Rather, Paul says, in verse 10—
10 For Christ’s sake, I delight in weaknesses, in insults, in hardships, in persecutions, in difficulties. For when I am weak, then I am strong.
That is very much like what he wrote in chapter six—
16 Therefore we do not lose heart. Though outwardly we are wasting away, yet inwardly we are being renewed day by day. 17 For our light and momentary troubles are achieving for us an eternal glory that far outweighs them all. 18 So we fix our eyes not on what is seen, but on what is unseen, since what is seen is temporary, but what is unseen is eternal.

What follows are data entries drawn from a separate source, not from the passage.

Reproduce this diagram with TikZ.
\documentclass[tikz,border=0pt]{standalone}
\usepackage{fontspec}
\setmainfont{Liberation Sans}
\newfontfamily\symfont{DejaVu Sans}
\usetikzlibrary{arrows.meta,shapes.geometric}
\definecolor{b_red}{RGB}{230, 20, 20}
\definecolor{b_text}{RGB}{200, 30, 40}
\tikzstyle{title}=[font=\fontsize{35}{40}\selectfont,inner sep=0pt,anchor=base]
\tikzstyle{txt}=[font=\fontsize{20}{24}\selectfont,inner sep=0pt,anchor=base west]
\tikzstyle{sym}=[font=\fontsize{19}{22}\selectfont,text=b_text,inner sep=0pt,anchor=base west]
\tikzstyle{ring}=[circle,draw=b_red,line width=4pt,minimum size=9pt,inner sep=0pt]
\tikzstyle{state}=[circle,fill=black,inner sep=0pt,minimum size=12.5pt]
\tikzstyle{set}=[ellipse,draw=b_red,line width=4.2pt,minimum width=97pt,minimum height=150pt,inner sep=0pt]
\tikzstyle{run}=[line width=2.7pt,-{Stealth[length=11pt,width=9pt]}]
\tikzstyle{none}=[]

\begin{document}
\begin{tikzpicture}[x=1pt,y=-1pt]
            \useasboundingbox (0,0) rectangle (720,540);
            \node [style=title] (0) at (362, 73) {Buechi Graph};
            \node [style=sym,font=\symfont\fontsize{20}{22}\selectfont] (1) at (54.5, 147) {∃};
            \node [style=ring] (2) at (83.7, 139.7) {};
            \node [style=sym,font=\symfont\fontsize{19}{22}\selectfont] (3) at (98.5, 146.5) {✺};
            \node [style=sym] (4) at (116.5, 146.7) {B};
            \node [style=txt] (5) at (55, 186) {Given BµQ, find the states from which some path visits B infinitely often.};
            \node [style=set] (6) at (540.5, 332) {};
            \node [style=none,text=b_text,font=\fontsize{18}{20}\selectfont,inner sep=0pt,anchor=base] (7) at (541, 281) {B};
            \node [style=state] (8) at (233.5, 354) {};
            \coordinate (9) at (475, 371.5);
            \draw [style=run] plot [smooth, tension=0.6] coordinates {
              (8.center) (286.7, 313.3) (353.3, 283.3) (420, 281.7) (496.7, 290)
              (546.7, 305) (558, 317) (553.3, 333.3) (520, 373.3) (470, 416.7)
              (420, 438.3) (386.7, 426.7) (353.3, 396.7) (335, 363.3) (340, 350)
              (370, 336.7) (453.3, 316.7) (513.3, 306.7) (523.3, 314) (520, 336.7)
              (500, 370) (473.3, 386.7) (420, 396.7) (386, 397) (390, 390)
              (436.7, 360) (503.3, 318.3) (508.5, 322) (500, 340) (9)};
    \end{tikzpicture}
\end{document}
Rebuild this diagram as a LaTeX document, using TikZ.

The fact is that when I am alone at home or in my office, and I have time to think about my circumstances, I see no way for the current situation to change. Then I feel overwhelmed, and I have difficulty believing that my troubles are only “momentary.” And while I really do believe that there is “an eternal glory” that outweighs all the troubles, I fear that I may surrender to the circumstances and dishonor the Lord Christ because I gave up too soon.
That’s why I didn’t want to preach on this passage.
But in the end, I did preach from this passage last Sunday, because it is true whether I can bear witness to it from my own experience or not. I think, however, that even recognizing the truth of Paul’s words might not have been enough to convince me to preach this sermon had God not done for me what He has done so often when I have come up against a wall of doubt and uncertainty. He brought up, out of the depths of my recollection, the words of one of my mentors.
This time it was Brennan Manning. Sometime I’ll write about Brennan Manning and how God has used his writing, over and over, to refresh and revive my parched and barren soul. For now it is enough to say that, sometime last Friday evening, when I was re-reading 2 Corinthians 12 for the twentieth time in two days, I seemed to recall something that Brennan Manning had written—something that sounded a lot like what Paul wrote there.
So I pulled all my Brennan Manning books off the shelf and tried to find the line that I vaguely recalled. Finally I gave up and did what I should have done to start with. I “Googled” the words I could remember, along with Brennan’s name, and sure enough, I found it. It’s in his book called The Relentless Tenderness of Jesus, and here’s what he wrote:
In our kitchen we have a saying enclosed in an old, beat up wooden frame. It says this. (When you finally stand in the presence of God), He will not look you over for medals, diplomas, or honors, but for scars.
Somebody once said, “If you want to make God laugh, tell Him your plans.” To that we could add, “If you want to impress God, show Him your scars.” Even the self-inflicted ones. But especially those you got by standing firm in your faith despite the opposition and the consequences.
In Mark 9, Jesus crosses paths with a man whose son is demon-possessed. When the demon senses the presence of Jesus, it sends the boy into convulsions, and you can sense the father’s deep pain when he says to Jesus, “If you can do anything, have compassion on us and help us.” Jesus answers him, “If I can do anything? All things are possible to him that believes.” And the man cries out, “Lord, I do believe; help my unbelief.”
When it comes to the message of 2 Corinthians 12—the truth that God’s strength is made perfect in my weakness and the reality that, when God looks me over, it won’t be for medals, diplomas, or honors, but for scars—I have to pray that very prayer. “Lord, I do believe; help my unbelief.”